If I had one of these boards, I'd be excited to port the Nuttx RTOS to it. I'm currently finishing a port for the TI Evalbot (LM3S9B92 based). TCP/IP (with DHCP, SMTP, TELNET, TFTP, HTTP) [/quote]
So you know there is no Ethernet MAC on this one unlike the LM3S9B92 which even has the PHY on it.
The reason it is male is so that you can use a ribbon cable and have a daughter board really. For breadboard I understand that is not ideal. The main advantage of using ribbon cables is that you preserve signal quality and speed.
I thought of doing two rows, on each side, but I wanted all SMD and so I couldn't. I could have left it unsoldered. Perhaps if there is a REV 3 I will do that if people don't mind soldering. There are some layout issues with doing it also... If you scrap the second JTAG interface you can get enough edge space.
[quote author="alextm"]I am planning on building a custom USB drive that handles at minimum the RSA side of the SSH protocol and preferably the whole process just sending and receiving packets to the host application which passes then directly to the network and sending and receiving text to the host application for interaction..[/quote]
Sounds like you are a good programmer. I have been interested in RSA like things on micros mostly because email transfer these days needs to be done over a secure layer. I find email a easy way to send command to internet enabled projects.
[quote author="schazamp"]I'm looking for a microcontroller environment that can function as a USB host. I'm building an MP3 player / media center for my car, and would like to be able to swap USB flash disks (containing, e.g., playlists, audio books, and music) depending on the trip I'm taking. .[/quote]

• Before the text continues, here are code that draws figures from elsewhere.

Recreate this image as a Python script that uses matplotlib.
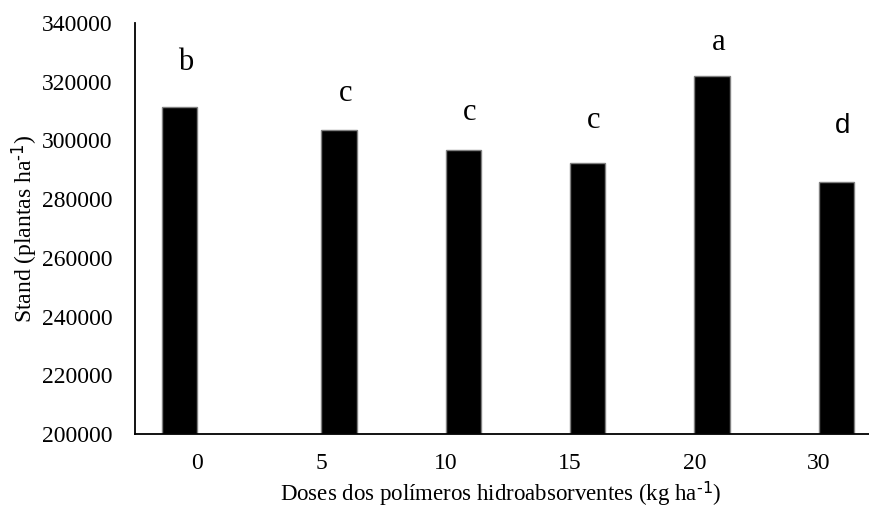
import matplotlib
matplotlib.use("Agg")
import matplotlib.pyplot as plt

# dados
doses = ["0", "5", "10", "15", "20", "30"]
stand = [311400, 303500, 296800, 292400, 322000, 285900]
letras = ["b", "c", "c", "c", "a", "d"]

plt.rcParams['font.family'] = ['Liberation Serif', 'DejaVu Serif']
plt.rcParams['mathtext.default'] = 'regular'

fig = plt.figure(figsize=(8.69, 5.11), dpi=100)
ax = fig.add_axes([0.1553, 0.1507, 0.8585, 0.8043])

# largura das barras; a primeira fica a esquerda do tick, as demais a direita
larg = 0.282
larguras = [-larg] + [larg] * (len(doses) - 1)
x = list(range(len(doses)))
ax.bar(x, [v - 200000 for v in stand], width=larguras, bottom=200000, align='edge',
       color='black', edgecolor='#808080', linewidth=1)

# letras (teste de medias)
gaps = [12600, 9900, 10300, 11900, 8900, 16600]
for i, (v, l) in enumerate(zip(stand, letras)):
    xc = i + larguras[i] / 2 + 0.05
    if l == 'd':
        ax.text(xc, v + gaps[i], l, ha='center', va='baseline', fontsize=20,
                family=['Liberation Sans', 'DejaVu Sans'])
    else:
        ax.text(xc, v + gaps[i], l, ha='center', va='baseline', fontsize=22)

ax.set_xlim(-0.5, 5.5)
ax.set_ylim(200000, 340000)
ax.set_yticks(range(200000, 340001, 20000))
ax.set_xticks(x)
ax.set_xticklabels(doses)
ax.tick_params(axis='both', length=0, labelsize=17)
ax.tick_params(axis='y', pad=16)
ax.tick_params(axis='x', pad=14)

ax.spines['top'].set_visible(False)
ax.spines['right'].set_visible(False)
ax.spines['left'].set_linewidth(1.3)
ax.spines['bottom'].set_linewidth(1.3)

ax.set_ylabel('Stand (plantas ha$^{\\text{-1}}$)', fontsize=17)
ax.yaxis.set_label_coords(-0.127, 0.5)
ax.set_xlabel('Doses dos polímeros hidroabsorventes (kg ha$^{\\text{-1}}$)', fontsize=16.5)
ax.xaxis.set_label_coords(0.49, -0.11)

fig.savefig('out.png', dpi=100)
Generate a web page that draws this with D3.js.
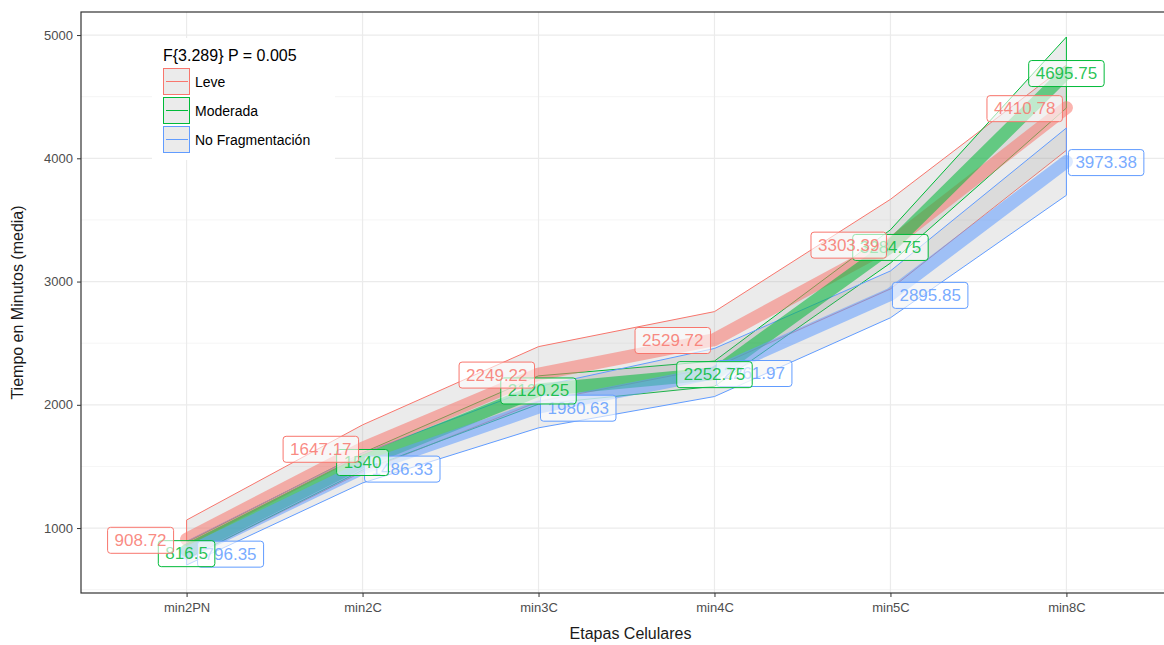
<!DOCTYPE html>
<html><head><meta charset="utf-8">
<script src="https://cdn.jsdelivr.net/npm/d3@7"></script>
<style>body{margin:0;background:#fff}svg{display:block;font-family:"Liberation Sans",Arial,sans-serif}</style>
</head><body><svg id="c" width="1164" height="645"></svg>
<script>
const stages = ["min2PN","min2C","min3C","min4C","min5C","min8C"];
const groupNames = ["Leve","Moderada","No Fragmentación"];
const groupColors = ["#F8766D","#00BA38","#619CFF"];
const leveMean = [908.72,1647.17,2249.22,2529.72,3303.39,4410.78];
const leveLow  = [753,1457,2026,2303,2940,4065];
const leveHigh = [1065,1837,2472,2756,3667,4757];
const modMean  = [816.5,1540,2120.25,2252.75,3284.75,4695.75];
const modLow   = [750,1470,2005,2150,3150,4408];
const modHigh  = [885,1610,2235,2355,3420,4984];
const nofMean  = [796.35,1486.33,1980.63,2261.97,2895.85,3973.38];
const nofLow   = [700,1366,1813,2067,2706,3700];
const nofHigh  = [892,1606,2148,2457,3086,4246];
const yTicks = [1000,2000,3000,4000,5000];
const yMinor = [500,1500,2500,3500,4500];
const legendTitle = "F{3.289} P = 0.005";

const series = [
  {name:groupNames[0], color:groupColors[0], mean:leveMean, lo:leveLow, hi:leveHigh, anchor:"end"},
  {name:groupNames[1], color:groupColors[1], mean:modMean, lo:modLow, hi:modHigh, anchor:"middle"},
  {name:groupNames[2], color:groupColors[2], mean:nofMean, lo:nofLow, hi:nofHigh, anchor:"start"}
];

const svg = d3.select("#c");
const P = {l:81, r:1172, t:12, b:593};
const x = d3.scalePoint().domain(stages).range([P.l, P.r]).padding(0.6);
const y = d3.scaleLinear().domain([473, 5187]).range([P.b, P.t]);

const g = svg.append("g");
g.append("rect").attr("x",P.l).attr("y",P.t).attr("width",P.r-P.l).attr("height",P.b-P.t).attr("fill","#fff");
g.selectAll(".ymin").data(yMinor).enter().append("line")
  .attr("x1",P.l).attr("x2",P.r).attr("y1",d=>y(d)).attr("y2",d=>y(d))
  .attr("stroke","#f2f2f2").attr("stroke-width",0.8);
g.selectAll(".ymaj").data(yTicks).enter().append("line")
  .attr("x1",P.l).attr("x2",P.r).attr("y1",d=>y(d)).attr("y2",d=>y(d))
  .attr("stroke","#ebebeb").attr("stroke-width",1.2);
g.selectAll(".xmaj").data(stages).enter().append("line")
  .attr("x1",d=>x(d)).attr("x2",d=>x(d)).attr("y1",P.t).attr("y2",P.b)
  .attr("stroke","#ebebeb").attr("stroke-width",1.2);

// ribbons
const area = d3.area().x((d,i)=>x(stages[i])).y0(d=>y(d[0])).y1(d=>y(d[1]));
series.forEach(s=>{
  const pts = stages.map((st,i)=>[s.lo[i], s.hi[i]]);
  g.append("path").attr("d", area(pts)+"Z")
    .attr("fill","#999").attr("fill-opacity",0.2)
    .attr("stroke",s.color).attr("stroke-width",1);
});

// thick mean lines
const line = d3.line().x((d,i)=>x(stages[i])).y(d=>y(d));
series.forEach(s=>{
  g.append("path").attr("d", line(s.mean)).attr("fill","none")
    .attr("stroke",s.color).attr("stroke-opacity",0.55).attr("stroke-width",13)
    .attr("stroke-linecap","round").attr("stroke-linejoin","round");
});

// labels
const fmt = v => String(+v.toFixed(2));
const lab = svg.append("g").attr("font-size",17);
[2,1,0].forEach(k=>{
  const s = series[k];
  s.mean.forEach((v,i)=>{
    const txt = fmt(v);
    const px = x(stages[i]), py = y(v);
    const t = lab.append("text").text(txt).attr("fill",s.color).attr("fill-opacity",0.85)
      .attr("dominant-baseline","central");
    const w = t.node().getComputedTextLength() + 14, h = 26;
    let cx;
    const extra = i===0 ? 9 : 0;
    if (s.anchor==="end") cx = px - 4 - extra - w/2;
    else if (s.anchor==="start") cx = px + 2 + extra + w/2;
    else cx = px;
    const dy = (s.anchor==="middle" && i===0) ? 2 : 0;
    t.attr("x",cx).attr("y",py+1+dy).attr("text-anchor","middle");
    lab.insert("rect", () => t.node())
      .attr("x",cx-w/2).attr("y",py-h/2+1+dy).attr("width",w).attr("height",h)
      .attr("rx",3).attr("fill","#fff").attr("fill-opacity",0.6)
      .attr("stroke",s.color).attr("stroke-width",1);
  });
});

svg.append("rect").attr("x",P.l).attr("y",P.t).attr("width",P.r-P.l).attr("height",P.b-P.t)
  .attr("fill","none").attr("stroke","#333").attr("stroke-width",1.2);

const ya = svg.append("g").attr("transform",`translate(${P.l},0)`)
  .call(d3.axisLeft(y).tickValues(yTicks).tickFormat(d3.format("d")).tickSize(4).tickPadding(4));
const xa = svg.append("g").attr("transform",`translate(0,${P.b})`)
  .call(d3.axisBottom(x).tickSize(4).tickPadding(6));
[ya,xa].forEach(a=>{
  a.select(".domain").remove();
  a.selectAll(".tick line").attr("stroke","#333");
  a.selectAll(".tick text").attr("fill","#4d4d4d").attr("font-size",13)
    .attr("font-family","\"Liberation Sans\",Arial,sans-serif");
});
svg.append("text").attr("x",(P.l+1164)/2+8).attr("y",639).attr("text-anchor","middle")
  .attr("font-size",16).attr("fill","#1a1a1a").text("Etapas Celulares");
svg.append("text").attr("transform",`translate(23,${(P.t+P.b)/2}) rotate(-90)`)
  .attr("text-anchor","middle").attr("font-size",16).attr("fill","#1a1a1a")
  .text("Tiempo en Minutos (media)");

const lg = svg.append("g");
lg.append("rect").attr("x",152).attr("y",38).attr("width",183).attr("height",122).attr("fill","#fff");
lg.append("text").attr("x",163).attr("y",61).attr("font-size",16).attr("fill","#000").text(legendTitle);
series.forEach((s,i)=>{
  const ky = 68 + i*29;
  lg.append("rect").attr("x",163.5).attr("y",ky+0.5).attr("width",26).attr("height",26)
    .attr("fill","#999").attr("fill-opacity",0.2).attr("stroke",s.color).attr("stroke-width",1);
  lg.append("line").attr("x1",166).attr("x2",188).attr("y1",ky+13.5).attr("y2",ky+13.5)
    .attr("stroke",s.color).attr("stroke-width",1);
  lg.append("text").attr("x",195).attr("y",ky+14).attr("dominant-baseline","central")
    .attr("font-size",14).attr("fill","#000").text(s.name);
});
</script></body></html>
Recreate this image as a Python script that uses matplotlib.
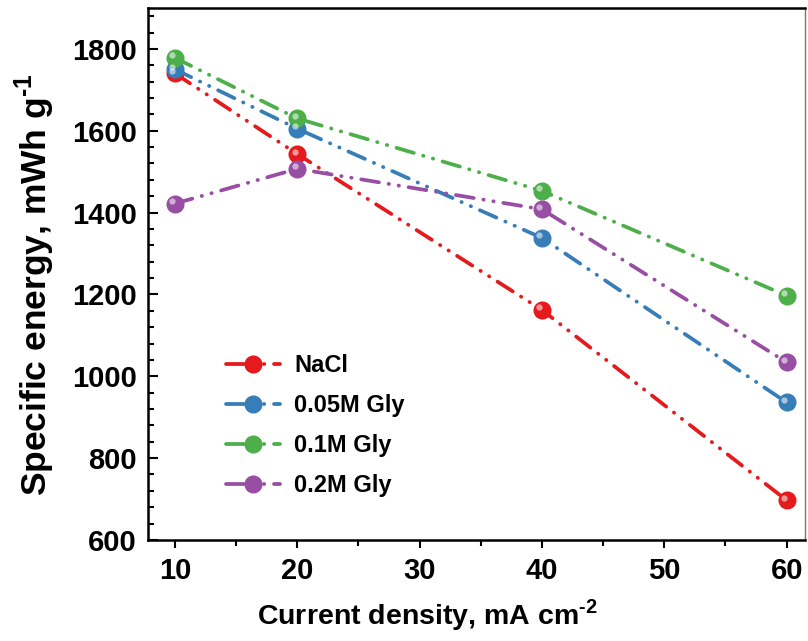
import matplotlib
matplotlib.use('Agg')
import matplotlib.pyplot as plt
from matplotlib.ticker import MultipleLocator
from matplotlib.transforms import offset_copy

current = [10, 20, 40, 60]
nacl = [1740, 1543, 1162, 697]
gly_005 = [1750, 1605, 1338, 936]
gly_01 = [1778, 1630, 1453, 1197]
gly_02 = [1422, 1507, 1408, 1034]

labels = ['NaCl', '0.05M Gly', '0.1M Gly', '0.2M Gly']
colors = ['#e41a1c', '#377eb8', '#4daf4a', '#984ea3']
series = [nacl, gly_005, gly_01, gly_02]

plt.rcParams['font.family'] = ['Liberation Sans', 'DejaVu Sans']
plt.rcParams['font.weight'] = 'bold'
plt.rcParams['mathtext.fontset'] = 'custom'
plt.rcParams['mathtext.rm'] = 'Liberation Sans:bold'
plt.rcParams['mathtext.bf'] = 'Liberation Sans:bold'

fig = plt.figure(figsize=(8.08, 6.41), dpi=100)
ax = fig.add_axes([0.1832, 0.1576, 0.8131, 0.83])

# dash-dot-dot with round caps
dash = (0, (4.8, 2.6, 0.1, 2.6, 0.1, 2.6))
shine = offset_copy(ax.transData, fig=fig, x=-1.8, y=1.8, units='points')

for y, c, lab in zip(series, colors, labels):
    ax.plot(current, y, linestyle=dash, color=c, lw=2.7, dash_capstyle='round',
            marker='o', ms=12, mfc=c, mec=c, label=lab, zorder=3)
    ax.plot(current, y, linestyle='none', marker='o', ms=4.5, mfc='white',
            mec='none', alpha=0.55, transform=shine, zorder=4)

ax.set_xlim(7.8, 61.5)
ax.set_ylim(600, 1900)
ax.xaxis.set_major_locator(MultipleLocator(10))
ax.xaxis.set_minor_locator(MultipleLocator(5))
ax.yaxis.set_minor_locator(MultipleLocator(40))
ax.set_yticks(range(600, 1801, 200))

ax.tick_params(axis='x', which='both', direction='out', labelsize=21, pad=6)
ax.tick_params(axis='x', which='major', length=6, width=1.5)
ax.tick_params(axis='x', which='minor', length=4, width=1.5)
ax.tick_params(axis='y', which='both', direction='in', labelsize=21, pad=8)
ax.tick_params(axis='y', which='major', length=7, width=1.5)
ax.tick_params(axis='y', which='minor', length=4, width=1.5)
for lab in ax.get_xticklabels() + ax.get_yticklabels():
    lab.set_fontweight('bold')

for s in ax.spines.values():
    s.set_linewidth(1.8)
ax.spines['right'].set_color('#777777')
ax.spines['right'].set_linewidth(1.0)

ax.set_xlabel('Current density, mA cm$^{\\text{-2}}$', fontsize=20.5, fontweight='bold')
ax.xaxis.set_label_coords(0.425, -0.108)
ax.set_ylabel('Specific energy, mWh g$^{\\text{-1}}$', fontsize=25.5, fontweight='bold')
ax.yaxis.set_label_coords(-0.138, 0.48)

leg = ax.legend(loc='upper left', bbox_to_anchor=(0.1, 0.372), frameon=False,
                fontsize=17, handlelength=2.3, handletextpad=0.6, labelspacing=0.72,
                borderpad=0)
for t in leg.get_texts():
    t.set_fontweight('bold')

fig.savefig('out.png', dpi=100)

What will you use for the decode? A co-processor or do you think you can fit a codec into 32 K of RAM? I was thinking of using LM3S9B90 for a media player I made a post about it in another thread. It wouldn't be small for like iPodish things but it could work in a car too. I mostly looked into the CODEC overhead of FLAC though
LM3S9xxx series have ethernet, usb host and.... external memory interface so you can add a big hunk of SDRAM.
One project I keep thinking of working on is some simple VGA/DVI/HDMI output adapter for embedded systems.
The need for it is large. You can large LCD display for like 100 dollars but a tiny LCD often will cost you more. I bet lots of hackers have old smaller LCDs just laying around.
To make it cost effective it probably should use fast SDRAM or DDR with some FPGA or CPLD doing the logic for SPI. Basically I would have like some I/O pin set switch between what buffer to display and which to fill with data, plus a pin to say if it is command or data. You would need commands for switching refresh rates. I thought about trying this project with a pure microcontroller approach but the clock rate you need is rather high actually. There are some implementations out there that do low resolution for the hobby market but nothing high resolution.
Some chip out there might do it, after all digital cameras have HDMI on them now. I kind of think HDMI might be the way to go as it would open up all sorts of set top like devices that do all sorts of neat things for people in their home without a computer.
There has to be a way to get a co-op like business structure so that people can share the VIDs. Yes I am sure the USB might look down on it but if it is withing the law they shouldn't be able to do much.
I would attempt to structure it like a co-op with a one time open hardware developer fee, just some nominal amount. Have a website for the designs to be documented in a standard way sort of a souceforge for hardware.
I would use an ARM board of some sort for any sort of high though put SPI USB bridge. That could be mBed or Maple in theory. STM32 discover board would work and isn't much money. As would my Eridani board: http://teholabs.com I started a thread here about it also... It is kind of like Maple but without the IDE part but with better hardware.
If I had nothing I would get a STM32 discovery board. However given you don't sound like you are into bare bones hardware, that is a terrible choice as it is hard to write code for the peripheral library. (Or was when I used STM32F103).
I think which you choose boils down to what you are comfortable writing code for. The throughput on Eridani for USB MSC is about 750 kB/s as I recall. SPI ought to go at least 12 MBit if you do it carefully.